Hello, darkness my old friend
I've come to talk with you again...

25 Mayıs 2010 Salı

SILENTIUM EST AUREUM

bir hayvan kadar güzelsin

yumruklarıma yakışıyorsun ancak
uykularımdaki kutsal hayvana
yaşam boyu kuşkuya zincirlenmiş
kemik kemik biriktirdiğim
neyim varsa ona

taşlara
toprağa
güneşe
suya yakışıyorsun

bir de dört kıtada dövüşmüş
iklimsiz
ikilemsiz
yeminliden çok susmuş savaşçılara

Neden sorusu üzerine, yılın her günü tekrarlanabilmesi olası düşünceler...

Umutsuzlaşmak çok kolay...Günlük yaşamını değerlendirmeye başla... ve gerisi kendiliğinden geliyor...
Örneğin, Avrupa-Anadolu arasında mekik dokumaktaysan sürekli benim gibi, birgün arabada kalabalığı bekler, etrafına göz atarken, gözünün önündeki o manzaraya “neden?” sorusunu eklersen... (göz gerdirmek + neden? sorusu) yandığının resmidir...

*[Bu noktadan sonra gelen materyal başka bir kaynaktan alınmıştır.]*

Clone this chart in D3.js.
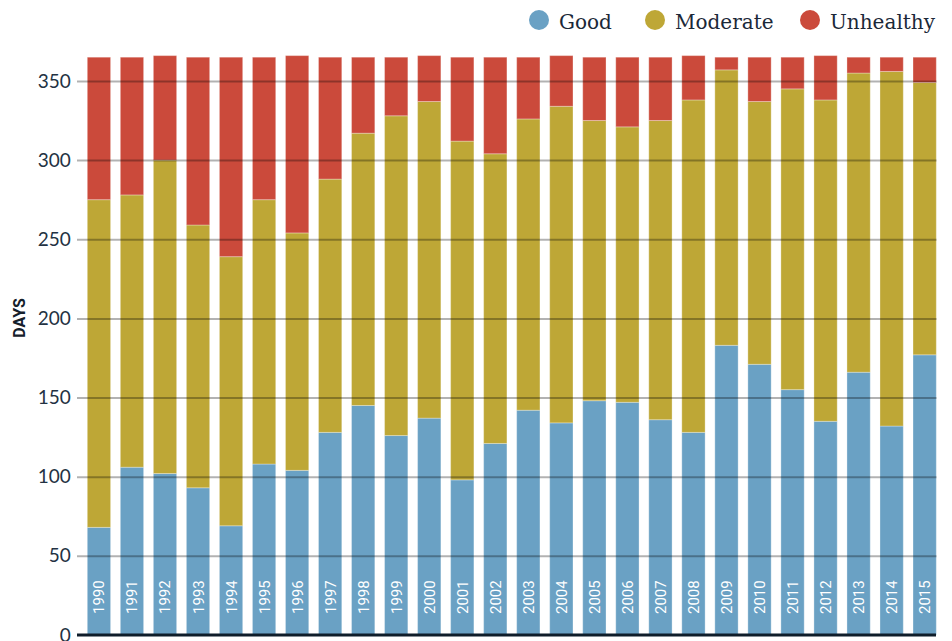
<!DOCTYPE html>
<html>
<head>
<meta charset="utf-8">
<script src="https://cdn.jsdelivr.net/npm/d3@7"></script>
<style>
  html, body { margin: 0; padding: 0; background: #fff; }
  svg { display: block; }
</style>
</head>
<body>
<svg id="chart" width="952" height="641"></svg>
<script>
const years = ["1990","1991","1992","1993","1994","1995","1996","1997","1998","1999","2000","2001","2002","2003","2004","2005","2006","2007","2008","2009","2010","2011","2012","2013","2014","2015"];
const totalDays = [365,365,366,365,365,365,366,365,365,365,366,365,365,365,366,365,365,365,366,365,365,365,366,365,365,365];
const good = [68,106,102,93,69,108,104,128,145,126,137,98,121,142,134,148,147,136,128,183,171,155,135,166,132,177];
const moderate = [207,172,198,166,170,167,150,160,172,202,200,214,183,184,200,177,174,189,210,174,166,190,203,189,224,172];
const unhealthy = totalDays.map((t, i) => t - good[i] - moderate[i]);
const seriesNames = ["Good", "Moderate", "Unhealthy"];
const seriesColors = ["#6aa1c4", "#bea736", "#cb4a3b"];
const yTicks = [0, 50, 100, 150, 200, 250, 300, 350];
const yTitle = "DAYS";

const svg = d3.select("#chart");

const rows = years.map((y, i) => ({ year: y, Good: good[i], Moderate: moderate[i], Unhealthy: unhealthy[i] }));
const stack = d3.stack().keys(seriesNames)(rows);

const x = d3.scaleBand().domain(years).range([87.3, 936.3]).paddingInner(0.295).paddingOuter(0);
const y = d3.scaleLinear().domain([0, 366]).range([635, 635 - 366 * 1.583]);
const color = d3.scaleOrdinal().domain(seriesNames).range(seriesColors);

// bars
const gBars = svg.append("g");
gBars.selectAll("g.series").data(stack).join("g")
  .attr("fill", d => color(d.key))
  .selectAll("rect").data(d => d).join("rect")
  .attr("x", d => x(d.data.year))
  .attr("width", x.bandwidth())
  .attr("y", d => y(d[1]))
  .attr("height", d => y(d[0]) - y(d[1]))
  .attr("stroke", "rgba(255,255,255,0.3)")
  .attr("stroke-width", 1);

// gridlines (on top of bars)
const yAxis = d3.axisLeft(y).tickValues(yTicks).tickSize(-(936.5 - 77)).tickPadding(6);
const gAxis = svg.append("g").attr("transform", "translate(77,0)").call(yAxis);
gAxis.select(".domain").remove();
gAxis.selectAll(".tick line")
  .attr("stroke", "#000").attr("stroke-opacity", 0.3).attr("stroke-width", 2)
  .attr("x1", 0);
gAxis.selectAll(".tick").filter(d => d === 0).select("line").remove();
gAxis.selectAll(".tick text")
  .attr("x", -6.3)
  .attr("fill", "#233243")
  .style("font-family", "Lato, 'Open Sans', sans-serif")
  .style("font-size", "19px");

// zero baseline
svg.append("line")
  .attr("x1", 77).attr("x2", 936)
  .attr("y1", y(0)).attr("y2", y(0))
  .attr("stroke", "#0f1d2a").attr("stroke-width", 3);

// year labels in bars
svg.append("g").selectAll("text").data(years).join("text")
  .attr("transform", d => `translate(${x(d) + x.bandwidth() / 2 + 5.5},${614}) rotate(-90)`)
  .attr("fill", "#ffffff")
  .style("font-family", "Roboto, 'Open Sans', sans-serif")
  .style("font-size", "15px")
  .text(d => d);

// y title
svg.append("text")
  .attr("transform", "translate(24.5,318) rotate(-90)")
  .attr("text-anchor", "middle")
  .attr("fill", "#15202b")
  .style("font-family", "'Liberation Sans Narrow', 'Roboto', sans-serif")
  .style("font-weight", "bold")
  .style("font-size", "16px")
  .text(yTitle);

// legend
const legendX = [539, 655, 810];
const gLeg = svg.append("g");
seriesNames.forEach((name, i) => {
  gLeg.append("circle").attr("cx", legendX[i]).attr("cy", 20).attr("r", 10).attr("fill", seriesColors[i]);
  gLeg.append("text").attr("x", legendX[i] + 20).attr("y", 28.5)
    .attr("fill", "#1b2838")
    .style("font-family", "'DejaVu Serif', serif")
    .style("font-size", "20px")
    .text(name);
});
</script>
</body>
</html>
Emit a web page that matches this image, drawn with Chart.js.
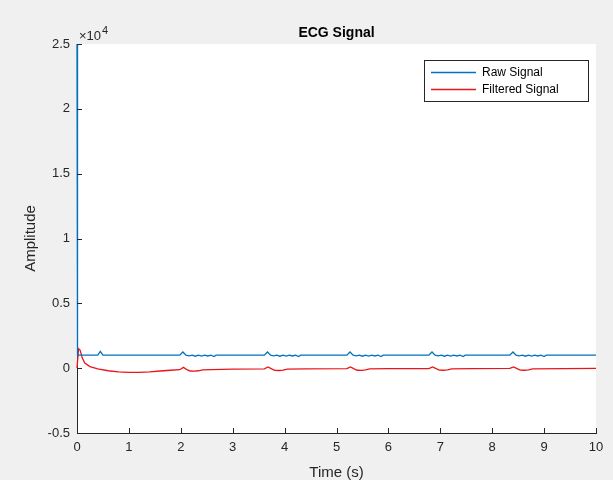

Neden ilerlemiyor bu arabalar?
Neden para için kuyruk oluşuyor, bunu ödemenin daha kolay bir yolu yok mu?
Neden ömrümden hergün iki saat bu köprüde çalınıyor?
Neden her gün kaza oluyor? Ben neden yapmıyorum?
Neden buna katlanıyorum?

Neden sorusunu çok sık soran çocukları, mutlaka bu alışkanlıklarından vazgeçirmek lazım. İleride akıllı olmak ihtimalleri var...
Akıllı olurlarsa, yandıklarının resmidir...gerisi kendiliğinden geliyor...

10 Mayıs 2010 Pazartesi

You did not desert me, my brothers in arms...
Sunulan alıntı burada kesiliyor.